Even though we really only have decades’ worth of experience to go on, a few affinities are already coming into focus. One of the most important is that Madeira’s powerful acidity cuts through fat, making it a noble companion to fatty meats, creamy soups, custards, souffles and rich cheeses. This acidity also helps Madeira work with citrus in some sauces and compotes. Foie gras seems to go well with Madeiras of widely varying sweetness, so long as the wines carry the richness of wood-aging. The nuttiness of youngish Terrantezes and Sercials can pick up the nuttiness in hard and crumbly cheeses, while a richer nut like hazelnut wants a Madeira whose richness has been heightened by time in barrel. The cinnamon-clove spiciness and moderate sweetness of well-crafted Buals can give a lift to curries, while the allspice, cola and sassafras component of many Malmseys makes it a champion with spiced cakes and other desserts and, of course, chocolate.
These ideas only scratch the surface of Madeira’s potential as a companion to food. It’s only by trying and doing, and by sharing our experiences, that we’ll begin to understand which Madeira pairings are truly magical and which aren’t, and most importantly why.

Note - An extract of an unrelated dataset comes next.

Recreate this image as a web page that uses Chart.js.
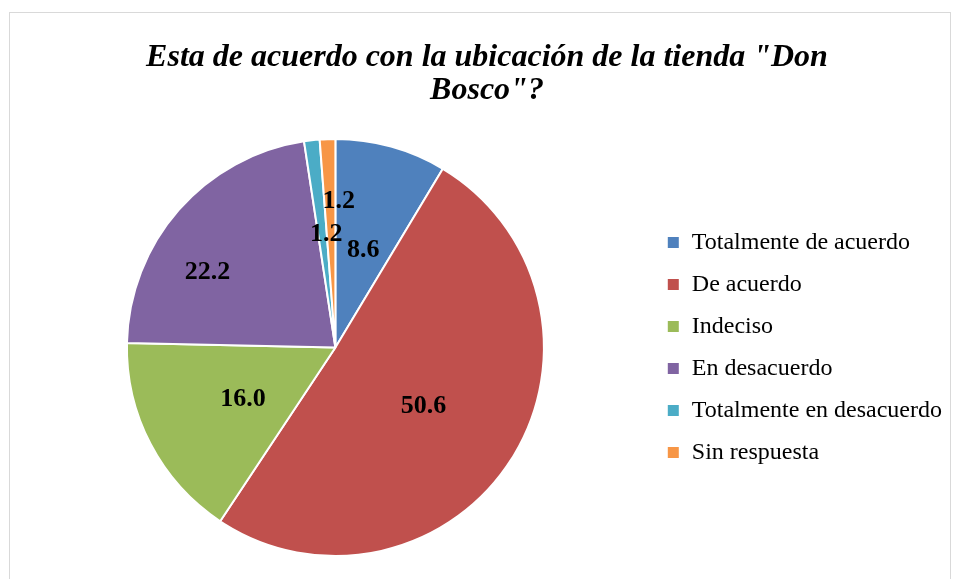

Tom Murnan is one Madeira lover who would like to see a lot more discourse on the subject. I’ve known Tom for years; he attended our epic Chicago Madeira tasting in October 1999, as well as one of our two Leacock Madeira tastings in San Francisco last June. In fact, his report on the Leacock tasting appears in the summer 2010 issue of the International Wine & Food Society newsletter.
Tom also attended our Homage to Mario Barbeito dinner at Quince in San Francisco in April, and when he wrote about it (for Roy Hersh’s For The Love of Port newsletter), he went beyond the usual Madeira tasting notes, giving his frank assessment of the success or failure of each pairing. Our thanks to Roy Hersh for giving access to non-subscribers here.
There are many signs that interest in Madeira with food will continue to grow, but it’s important to understand two simple facts. The first is that, up to this point, even few wine professionals know much about how and why Madeiras work with certain dishes and not with others. What are the critical aspects? Is it the flavor, texture or sweetness, and how important is Madeira’s acidity and relatively high alcohol content?
The second fact is that Madeira is so different from other wines that even the most talented and experienced chef may miss the mark unless the dish is developed with the same or similar Madeira available for tasting. With time, and much experience, chefs may be able to wing it, just as they do with Bordeaux, Burgundy and Super Tuscans, but for now, there is simply no substitute for having a glass of the Madeira at the chef’s elbow.